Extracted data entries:
====

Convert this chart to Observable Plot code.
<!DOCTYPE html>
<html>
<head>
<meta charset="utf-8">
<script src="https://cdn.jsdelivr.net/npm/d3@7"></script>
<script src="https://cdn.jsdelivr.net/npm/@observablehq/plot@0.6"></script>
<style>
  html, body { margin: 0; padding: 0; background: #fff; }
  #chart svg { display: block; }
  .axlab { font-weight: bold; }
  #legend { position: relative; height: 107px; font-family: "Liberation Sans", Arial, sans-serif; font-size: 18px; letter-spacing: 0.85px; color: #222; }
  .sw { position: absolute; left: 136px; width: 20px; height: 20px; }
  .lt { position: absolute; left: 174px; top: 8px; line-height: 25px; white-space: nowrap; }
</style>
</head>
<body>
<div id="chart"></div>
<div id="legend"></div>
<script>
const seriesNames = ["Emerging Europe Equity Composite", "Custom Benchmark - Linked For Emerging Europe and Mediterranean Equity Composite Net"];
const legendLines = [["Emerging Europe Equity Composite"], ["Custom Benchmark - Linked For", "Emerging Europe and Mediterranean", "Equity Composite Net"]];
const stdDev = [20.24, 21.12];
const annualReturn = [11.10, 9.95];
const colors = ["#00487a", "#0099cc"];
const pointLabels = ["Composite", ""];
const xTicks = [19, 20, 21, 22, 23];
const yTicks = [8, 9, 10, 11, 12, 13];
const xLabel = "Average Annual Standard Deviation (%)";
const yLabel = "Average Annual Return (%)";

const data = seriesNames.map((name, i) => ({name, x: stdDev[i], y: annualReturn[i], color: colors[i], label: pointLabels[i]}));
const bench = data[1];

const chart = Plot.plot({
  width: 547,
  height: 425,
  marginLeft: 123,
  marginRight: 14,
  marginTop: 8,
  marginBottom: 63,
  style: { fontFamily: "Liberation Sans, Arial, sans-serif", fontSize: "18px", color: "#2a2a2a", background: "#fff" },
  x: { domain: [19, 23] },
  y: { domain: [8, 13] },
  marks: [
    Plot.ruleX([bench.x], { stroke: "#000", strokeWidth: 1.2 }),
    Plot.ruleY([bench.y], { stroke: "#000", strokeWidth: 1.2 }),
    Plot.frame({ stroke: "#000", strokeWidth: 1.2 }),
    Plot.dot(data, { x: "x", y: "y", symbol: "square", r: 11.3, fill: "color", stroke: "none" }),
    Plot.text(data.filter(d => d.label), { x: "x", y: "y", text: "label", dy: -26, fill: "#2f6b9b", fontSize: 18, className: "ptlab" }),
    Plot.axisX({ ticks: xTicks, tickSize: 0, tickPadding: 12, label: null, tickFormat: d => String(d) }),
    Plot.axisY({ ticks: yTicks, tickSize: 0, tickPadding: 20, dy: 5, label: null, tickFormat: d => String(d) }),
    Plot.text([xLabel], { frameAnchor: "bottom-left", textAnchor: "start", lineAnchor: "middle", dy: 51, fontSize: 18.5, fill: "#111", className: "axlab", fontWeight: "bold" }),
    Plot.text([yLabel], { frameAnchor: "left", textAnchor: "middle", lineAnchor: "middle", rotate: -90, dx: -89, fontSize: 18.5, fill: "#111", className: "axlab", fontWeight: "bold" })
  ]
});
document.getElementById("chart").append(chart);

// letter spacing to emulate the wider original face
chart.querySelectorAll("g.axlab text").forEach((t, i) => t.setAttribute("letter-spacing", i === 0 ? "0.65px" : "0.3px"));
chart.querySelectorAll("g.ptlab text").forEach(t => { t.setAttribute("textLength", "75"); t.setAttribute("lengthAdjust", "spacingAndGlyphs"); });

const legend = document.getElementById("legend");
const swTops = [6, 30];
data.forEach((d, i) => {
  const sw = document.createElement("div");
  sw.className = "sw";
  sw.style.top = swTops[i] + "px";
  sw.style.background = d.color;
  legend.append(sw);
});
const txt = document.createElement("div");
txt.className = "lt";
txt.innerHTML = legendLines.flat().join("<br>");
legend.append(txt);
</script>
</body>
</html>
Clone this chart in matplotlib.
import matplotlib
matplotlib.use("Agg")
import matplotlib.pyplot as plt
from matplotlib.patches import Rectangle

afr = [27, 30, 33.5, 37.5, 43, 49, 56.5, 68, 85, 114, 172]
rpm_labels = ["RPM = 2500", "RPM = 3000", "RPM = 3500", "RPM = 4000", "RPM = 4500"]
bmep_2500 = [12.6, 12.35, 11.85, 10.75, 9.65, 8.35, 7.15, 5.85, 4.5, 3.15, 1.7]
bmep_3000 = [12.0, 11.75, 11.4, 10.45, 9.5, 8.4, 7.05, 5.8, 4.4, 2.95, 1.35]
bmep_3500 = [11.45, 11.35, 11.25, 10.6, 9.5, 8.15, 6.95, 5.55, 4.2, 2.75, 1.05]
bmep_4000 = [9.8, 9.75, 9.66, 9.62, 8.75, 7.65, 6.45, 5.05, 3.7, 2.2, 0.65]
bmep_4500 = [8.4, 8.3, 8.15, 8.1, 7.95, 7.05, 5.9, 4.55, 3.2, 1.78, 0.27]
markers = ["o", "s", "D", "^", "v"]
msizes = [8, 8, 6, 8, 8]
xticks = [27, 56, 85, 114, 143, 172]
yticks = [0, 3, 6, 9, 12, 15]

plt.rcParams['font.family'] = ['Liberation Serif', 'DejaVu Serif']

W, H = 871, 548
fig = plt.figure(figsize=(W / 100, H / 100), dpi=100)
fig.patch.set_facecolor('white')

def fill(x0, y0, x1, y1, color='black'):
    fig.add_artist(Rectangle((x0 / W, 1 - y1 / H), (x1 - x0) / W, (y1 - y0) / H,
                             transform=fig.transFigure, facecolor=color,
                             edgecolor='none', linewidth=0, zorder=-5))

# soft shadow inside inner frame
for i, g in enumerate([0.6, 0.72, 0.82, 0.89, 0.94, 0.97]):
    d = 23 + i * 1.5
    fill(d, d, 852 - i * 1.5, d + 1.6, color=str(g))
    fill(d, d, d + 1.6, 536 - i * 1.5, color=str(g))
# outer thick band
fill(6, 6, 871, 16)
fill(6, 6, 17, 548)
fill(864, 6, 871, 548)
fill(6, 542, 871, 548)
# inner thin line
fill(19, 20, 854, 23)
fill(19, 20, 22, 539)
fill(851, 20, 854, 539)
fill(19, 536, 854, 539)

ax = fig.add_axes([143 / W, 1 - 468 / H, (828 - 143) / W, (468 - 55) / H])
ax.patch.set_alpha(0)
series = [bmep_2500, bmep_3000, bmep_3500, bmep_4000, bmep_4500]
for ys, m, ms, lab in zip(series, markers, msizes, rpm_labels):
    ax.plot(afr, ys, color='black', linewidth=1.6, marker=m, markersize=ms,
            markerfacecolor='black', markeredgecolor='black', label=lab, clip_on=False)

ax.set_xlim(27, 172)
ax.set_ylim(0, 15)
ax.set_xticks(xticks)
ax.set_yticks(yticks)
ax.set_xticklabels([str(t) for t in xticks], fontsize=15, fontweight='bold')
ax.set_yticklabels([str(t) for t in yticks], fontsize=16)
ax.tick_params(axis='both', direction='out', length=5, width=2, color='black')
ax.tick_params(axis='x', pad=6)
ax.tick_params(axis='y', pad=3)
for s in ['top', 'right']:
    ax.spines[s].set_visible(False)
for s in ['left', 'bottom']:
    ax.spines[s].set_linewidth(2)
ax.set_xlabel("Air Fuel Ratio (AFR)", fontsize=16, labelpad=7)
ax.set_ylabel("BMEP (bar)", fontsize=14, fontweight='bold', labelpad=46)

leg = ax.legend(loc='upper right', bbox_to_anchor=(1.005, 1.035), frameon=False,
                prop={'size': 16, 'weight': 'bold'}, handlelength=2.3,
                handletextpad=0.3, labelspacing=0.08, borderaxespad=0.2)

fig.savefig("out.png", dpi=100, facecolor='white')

====

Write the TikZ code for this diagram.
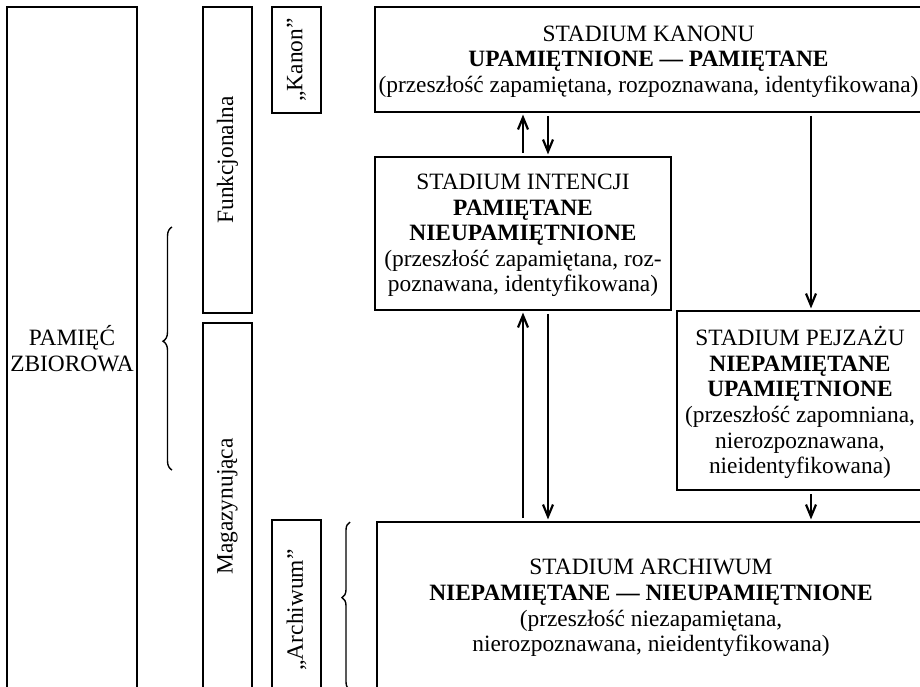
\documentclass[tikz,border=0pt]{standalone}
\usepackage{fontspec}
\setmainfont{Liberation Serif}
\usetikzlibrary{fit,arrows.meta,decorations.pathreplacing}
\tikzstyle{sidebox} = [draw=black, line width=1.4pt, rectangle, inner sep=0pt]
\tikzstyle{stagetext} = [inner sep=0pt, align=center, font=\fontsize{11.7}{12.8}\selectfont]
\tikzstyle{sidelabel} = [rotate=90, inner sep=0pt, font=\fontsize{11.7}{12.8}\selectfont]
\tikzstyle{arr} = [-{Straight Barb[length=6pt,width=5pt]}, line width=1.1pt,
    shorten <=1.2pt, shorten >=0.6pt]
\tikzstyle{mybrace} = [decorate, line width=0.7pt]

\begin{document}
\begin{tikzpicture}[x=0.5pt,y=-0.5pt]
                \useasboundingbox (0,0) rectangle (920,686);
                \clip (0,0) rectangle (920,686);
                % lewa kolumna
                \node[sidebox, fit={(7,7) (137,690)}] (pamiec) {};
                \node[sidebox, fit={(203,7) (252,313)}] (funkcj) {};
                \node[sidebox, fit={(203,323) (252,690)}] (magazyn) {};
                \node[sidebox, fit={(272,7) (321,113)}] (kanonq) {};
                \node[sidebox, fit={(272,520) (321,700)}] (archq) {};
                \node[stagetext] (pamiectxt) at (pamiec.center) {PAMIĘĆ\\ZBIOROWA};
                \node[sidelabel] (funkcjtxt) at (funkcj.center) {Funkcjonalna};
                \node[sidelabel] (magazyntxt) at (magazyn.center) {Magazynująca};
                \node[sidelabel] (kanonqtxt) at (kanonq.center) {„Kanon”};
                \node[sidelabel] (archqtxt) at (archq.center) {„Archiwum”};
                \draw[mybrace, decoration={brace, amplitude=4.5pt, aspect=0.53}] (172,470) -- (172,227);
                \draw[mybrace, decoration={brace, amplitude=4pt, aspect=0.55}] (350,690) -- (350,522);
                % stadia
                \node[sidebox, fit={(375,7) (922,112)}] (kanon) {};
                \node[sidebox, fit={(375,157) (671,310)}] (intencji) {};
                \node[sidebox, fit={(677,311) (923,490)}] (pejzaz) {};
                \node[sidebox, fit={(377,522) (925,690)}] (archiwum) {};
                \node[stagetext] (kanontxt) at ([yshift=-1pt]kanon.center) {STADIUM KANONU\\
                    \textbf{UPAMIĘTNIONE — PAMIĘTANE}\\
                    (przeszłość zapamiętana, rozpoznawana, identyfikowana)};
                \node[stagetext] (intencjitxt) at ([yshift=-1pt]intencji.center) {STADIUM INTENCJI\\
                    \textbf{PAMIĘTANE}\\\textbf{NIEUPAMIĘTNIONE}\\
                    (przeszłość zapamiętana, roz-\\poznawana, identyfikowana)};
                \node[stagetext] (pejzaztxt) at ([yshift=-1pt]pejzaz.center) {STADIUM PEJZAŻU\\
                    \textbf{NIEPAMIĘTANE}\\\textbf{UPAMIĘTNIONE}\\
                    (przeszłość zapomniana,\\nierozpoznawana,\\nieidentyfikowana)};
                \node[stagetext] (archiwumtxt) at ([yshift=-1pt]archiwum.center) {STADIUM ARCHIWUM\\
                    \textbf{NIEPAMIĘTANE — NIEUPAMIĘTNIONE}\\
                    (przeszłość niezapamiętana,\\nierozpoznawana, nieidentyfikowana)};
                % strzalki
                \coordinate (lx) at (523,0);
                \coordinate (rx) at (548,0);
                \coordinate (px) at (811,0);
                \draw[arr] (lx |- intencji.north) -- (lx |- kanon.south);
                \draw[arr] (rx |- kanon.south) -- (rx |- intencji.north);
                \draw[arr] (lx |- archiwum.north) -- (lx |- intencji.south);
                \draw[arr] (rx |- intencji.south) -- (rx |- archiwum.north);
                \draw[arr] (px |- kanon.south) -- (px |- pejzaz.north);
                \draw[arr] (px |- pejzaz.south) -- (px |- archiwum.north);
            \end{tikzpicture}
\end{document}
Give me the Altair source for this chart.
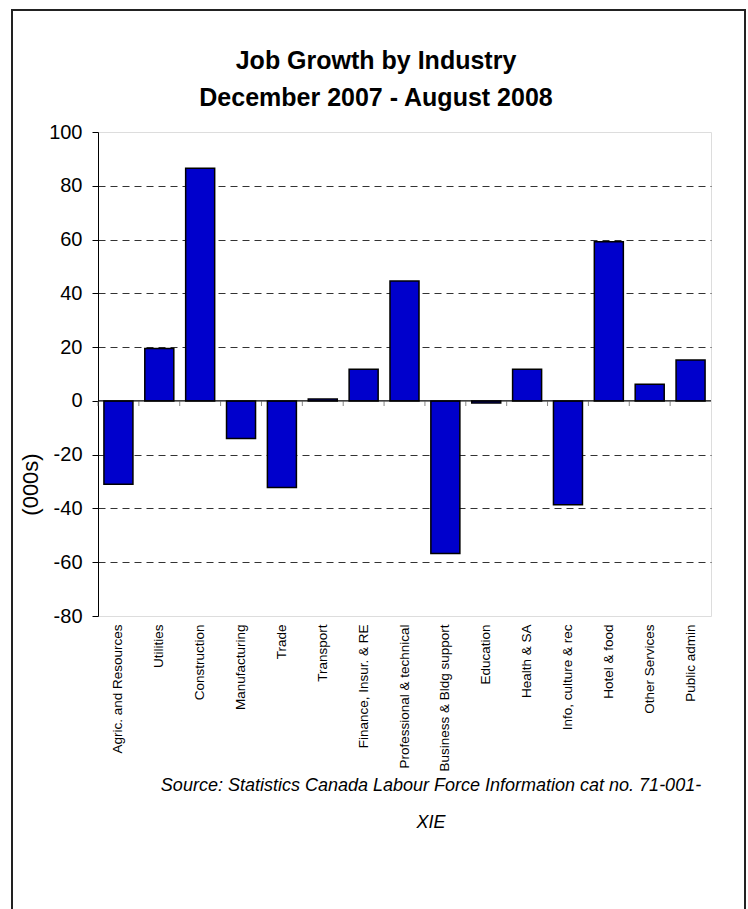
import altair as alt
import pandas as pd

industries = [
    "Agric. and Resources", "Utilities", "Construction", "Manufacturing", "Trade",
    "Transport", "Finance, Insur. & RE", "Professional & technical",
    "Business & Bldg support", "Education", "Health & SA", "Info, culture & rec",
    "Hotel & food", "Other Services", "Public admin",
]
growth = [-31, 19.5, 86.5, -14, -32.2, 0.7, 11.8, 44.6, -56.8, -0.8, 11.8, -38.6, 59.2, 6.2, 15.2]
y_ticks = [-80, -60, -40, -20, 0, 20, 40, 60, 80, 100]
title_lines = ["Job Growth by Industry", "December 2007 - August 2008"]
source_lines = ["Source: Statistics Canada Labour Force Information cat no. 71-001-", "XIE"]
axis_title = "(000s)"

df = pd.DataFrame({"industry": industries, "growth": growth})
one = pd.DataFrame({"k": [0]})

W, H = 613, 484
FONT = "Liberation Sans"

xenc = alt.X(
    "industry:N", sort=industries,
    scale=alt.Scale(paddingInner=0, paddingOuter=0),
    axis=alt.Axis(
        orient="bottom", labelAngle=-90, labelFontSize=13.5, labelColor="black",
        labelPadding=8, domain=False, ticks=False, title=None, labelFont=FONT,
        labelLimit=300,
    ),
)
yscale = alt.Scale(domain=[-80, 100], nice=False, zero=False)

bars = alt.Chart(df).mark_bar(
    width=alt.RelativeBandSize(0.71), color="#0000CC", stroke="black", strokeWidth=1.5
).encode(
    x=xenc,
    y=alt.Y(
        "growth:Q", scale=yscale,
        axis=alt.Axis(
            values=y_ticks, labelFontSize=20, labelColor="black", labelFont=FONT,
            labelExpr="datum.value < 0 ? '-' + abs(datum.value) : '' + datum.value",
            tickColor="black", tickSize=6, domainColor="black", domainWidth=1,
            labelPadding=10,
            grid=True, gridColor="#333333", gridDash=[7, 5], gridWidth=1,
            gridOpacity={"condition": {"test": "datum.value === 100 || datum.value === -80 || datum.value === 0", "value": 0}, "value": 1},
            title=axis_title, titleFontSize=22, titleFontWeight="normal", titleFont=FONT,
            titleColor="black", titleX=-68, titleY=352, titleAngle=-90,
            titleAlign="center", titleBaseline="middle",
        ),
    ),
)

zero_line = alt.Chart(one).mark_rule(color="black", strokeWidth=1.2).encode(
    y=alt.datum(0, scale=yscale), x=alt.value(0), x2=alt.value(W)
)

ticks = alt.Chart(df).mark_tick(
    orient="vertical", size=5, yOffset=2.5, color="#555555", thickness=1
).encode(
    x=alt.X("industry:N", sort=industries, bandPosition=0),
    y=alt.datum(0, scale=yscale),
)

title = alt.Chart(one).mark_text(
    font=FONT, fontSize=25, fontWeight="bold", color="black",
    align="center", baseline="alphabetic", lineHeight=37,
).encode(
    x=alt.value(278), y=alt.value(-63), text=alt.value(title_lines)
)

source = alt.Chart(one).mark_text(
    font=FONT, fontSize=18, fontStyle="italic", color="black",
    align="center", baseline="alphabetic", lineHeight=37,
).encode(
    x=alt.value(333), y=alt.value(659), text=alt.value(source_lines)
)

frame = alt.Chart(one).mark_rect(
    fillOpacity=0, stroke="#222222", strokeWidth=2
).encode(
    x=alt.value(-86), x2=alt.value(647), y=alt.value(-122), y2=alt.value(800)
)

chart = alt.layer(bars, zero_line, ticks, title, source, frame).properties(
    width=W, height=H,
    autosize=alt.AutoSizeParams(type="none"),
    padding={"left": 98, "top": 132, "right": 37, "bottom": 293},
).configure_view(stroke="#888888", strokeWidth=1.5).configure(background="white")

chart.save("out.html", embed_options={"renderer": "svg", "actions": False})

====

**The problem:**
Exactly reproduce the stretch from the line with "Convert this chart to Observable Plot code." through the line with "const bench = data[1];", including both ends and nothing else.

**Answer to this exercise:**
Convert this chart to Observable Plot code.
<!DOCTYPE html>
<html>
<head>
<meta charset="utf-8">
<script src="https://cdn.jsdelivr.net/npm/d3@7"></script>
<script src="https://cdn.jsdelivr.net/npm/@observablehq/plot@0.6"></script>
<style>
  html, body { margin: 0; padding: 0; background: #fff; }
  #chart svg { display: block; }
  .axlab { font-weight: bold; }
  #legend { position: relative; height: 107px; font-family: "Liberation Sans", Arial, sans-serif; font-size: 18px; letter-spacing: 0.85px; color: #222; }
  .sw { position: absolute; left: 136px; width: 20px; height: 20px; }
  .lt { position: absolute; left: 174px; top: 8px; line-height: 25px; white-space: nowrap; }
</style>
</head>
<body>
<div id="chart"></div>
<div id="legend"></div>
<script>
const seriesNames = ["Emerging Europe Equity Composite", "Custom Benchmark - Linked For Emerging Europe and Mediterranean Equity Composite Net"];
const legendLines = [["Emerging Europe Equity Composite"], ["Custom Benchmark - Linked For", "Emerging Europe and Mediterranean", "Equity Composite Net"]];
const stdDev = [20.24, 21.12];
const annualReturn = [11.10, 9.95];
const colors = ["#00487a", "#0099cc"];
const pointLabels = ["Composite", ""];
const xTicks = [19, 20, 21, 22, 23];
const yTicks = [8, 9, 10, 11, 12, 13];
const xLabel = "Average Annual Standard Deviation (%)";
const yLabel = "Average Annual Return (%)";

const data = seriesNames.map((name, i) => ({name, x: stdDev[i], y: annualReturn[i], color: colors[i], label: pointLabels[i]}));
const bench = data[1];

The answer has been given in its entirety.